Do niecodziennej sytuacji doszło przy okazji niedzielnego spotkania eliminacji Mistrzostw Świata pomiędzy reprezentacjami Szwajcarii i Litwy. Mecz rozpoczął się z opóźnieniem, ponieważ zamontowane bramki miały… niewłaściwy rozmiar.
Za duże bramki
Kuriozalny incydent miał miejsce tuż przed rozpoczęciem meczu, kiedy sędziowie podczas inspekcji boiska zauważyli, że słupki bramki są o 5-10 centymetrów za wysokie.

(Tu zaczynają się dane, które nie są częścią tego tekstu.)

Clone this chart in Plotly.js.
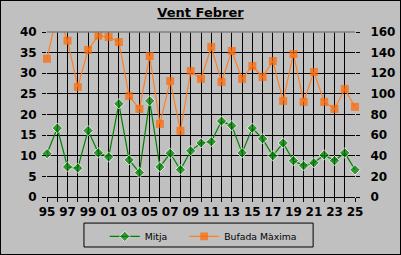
<!DOCTYPE html>
<html><head><meta charset="utf-8">
<script src="https://cdn.plot.ly/plotly-3.0.1.min.js"></script>
<style>html,body{margin:0;padding:0;background:#c0c0c0}#c{width:399px;height:253px;border:1px solid #000}</style>
</head><body><div id="c"></div>
<script>
const years = [1995,1996,1997,1998,1999,2000,2001,2002,2003,2004,2005,2006,2007,2008,2009,2010,2011,2012,2013,2014,2015,2016,2017,2018,2019,2020,2021,2022,2023,2024,2025];
const mitja = [10.5,16.7,7.3,7.0,16.1,10.7,9.7,22.6,9.0,5.9,23.3,7.3,10.6,6.6,11.2,13.1,13.4,18.4,17.3,10.7,16.7,14.1,10.0,13.1,8.8,7.6,8.3,10.2,8.8,10.7,6.6];
const bufada = [134,178,151.6,106.7,142.6,156.4,155.1,150.3,98,85.4,136.7,70.9,112.5,64.1,122.2,114.5,145.5,111.6,141.6,114.5,127,116.4,131.9,93.2,138.7,92.2,121.3,92.2,85.4,104.8,87.4];
const tickYears = [1995,1997,1999,2001,2003,2005,2007,2009,2011,2013,2015,2017,2019,2021,2023,2025];
const tickText = ["95","97","99","01","03","05","07","09","11","13","15","17","19","21","23","25"];

const F = 'DejaVu Sans, Verdana, sans-serif';
const Y1MAX = 40, Y2MAX = 160;
const traces = [
  {x: years, y: mitja, name: 'Mitja', type: 'scatter', mode: 'lines+markers', cliponaxis: false, legend: 'legend',
   line: {color: '#008000', width: 1.2},
   marker: {symbol: 'diamond', size: mitja.map(v => v > Y1MAX ? 0 : 8), color: '#008000'}},
  {x: years, y: bufada, name: 'Bufada Màxima', type: 'scatter', mode: 'lines+markers', yaxis: 'y2', cliponaxis: false, legend: 'legend2',
   line: {color: '#ff7f27', width: 1.2},
   marker: {symbol: 'square', size: bufada.map(v => v > Y2MAX ? 0 : 8), color: '#ff6600', line: {width: 0}}}
];
const legBase = {orientation: 'h', xref: 'container', yref: 'container', xanchor: 'left', y: 0.127, yanchor: 'top',
  bgcolor: 'rgba(0,0,0,0)', borderwidth: 0, font: {family: F, size: 9.3, color: '#000'}, itemwidth: 30};
const layout = {
  width: 399, height: 253,
  paper_bgcolor: '#c0c0c0', plot_bgcolor: '#c0c0c0',
  margin: {l: 46, r: 45, t: 31, b: 57},
  showlegend: true,
  title: {text: '<b><u>Vent Febrer</u></b>', font: {family: F, size: 13, color: '#000'}, x: 0.5, xanchor: 'center', y: 0.955, yanchor: 'middle'},
  font: {family: F, color: '#000'},
  xaxis: {range: [1995, 2025], tickvals: tickYears, ticktext: tickText, showgrid: true, gridcolor: '#000', gridwidth: 1,
          minor: {dtick: 1, showgrid: true, gridcolor: '#000', gridwidth: 1, ticks: 'outside', ticklen: 4, tickcolor: '#000'},
          ticks: 'outside', ticklen: 4, tickcolor: '#000', showline: true, linecolor: '#000', linewidth: 1,
          zeroline: false, tickfont: {family: F, size: 12, color: '#000', weight: 'bold'}, fixedrange: true, automargin: false},
  yaxis: {range: [0, Y1MAX], dtick: 5, showgrid: true, gridcolor: '#000', gridwidth: 1, ticks: 'outside', ticklen: 4, tickcolor: '#000',
          ticklabelstandoff: 3, zeroline: false, showline: false, tickfont: {family: F, size: 12, color: '#000', weight: 'bold'}, fixedrange: true, automargin: false},
  yaxis2: {range: [0, Y2MAX], dtick: 20, overlaying: 'y', side: 'right', showgrid: false, ticks: 'outside', ticklen: 4, tickcolor: '#000',
           ticklabelstandoff: 8, zeroline: false, showline: false, tickfont: {family: F, size: 12, color: '#000', weight: 'bold'}, fixedrange: true, automargin: false},
  legend: Object.assign({}, legBase, {x: 0.26}),
  legend2: Object.assign({}, legBase, {x: 0.459}),
  shapes: [
    {type: 'line', xref: 'paper', yref: 'paper', x0: 0, x1: 1, y0: 1, y1: 1, line: {color: '#808080', width: 1.5}},
    {type: 'rect', xref: 'paper', yref: 'paper', x0: 0.120, x1: 0.864, y0: -0.303, y1: -0.158, line: {color: '#000', width: 1}}
  ]
};
Plotly.newPlot('c', traces, layout, {staticPlot: true, displayModeBar: false});
</script></body></html>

Obsługa stadionu Kybunpark w St. Gallen, gdzie rozgrywane było niedzielne spotkania, musiała zdemontować bramki i zamontować zapasowe. Z tego powodu rozpoczęcie gry opóźniło się o 15 minut.
Ostatecznie spotkanie zakończyło się skromną wygraną 1:0 reprezentacji Szwajcarii. Bramkę na wagę zwycięstwa zdobył Xherdan Shaqiri. Po tym spotkaniu Szwajcarzy z sześcioma punktami na koncie zajmują drugie miejsce w tabeli grupy C, ustępując gorszym bilansem bramkowym Włochom.
Kolejne mecze w eliminacjach do mundialu reprezentacja Szwajcarii rozegra jesienią. W najbliższą środę zmierzy się natomiast w towarzyskim meczu z Finlandią.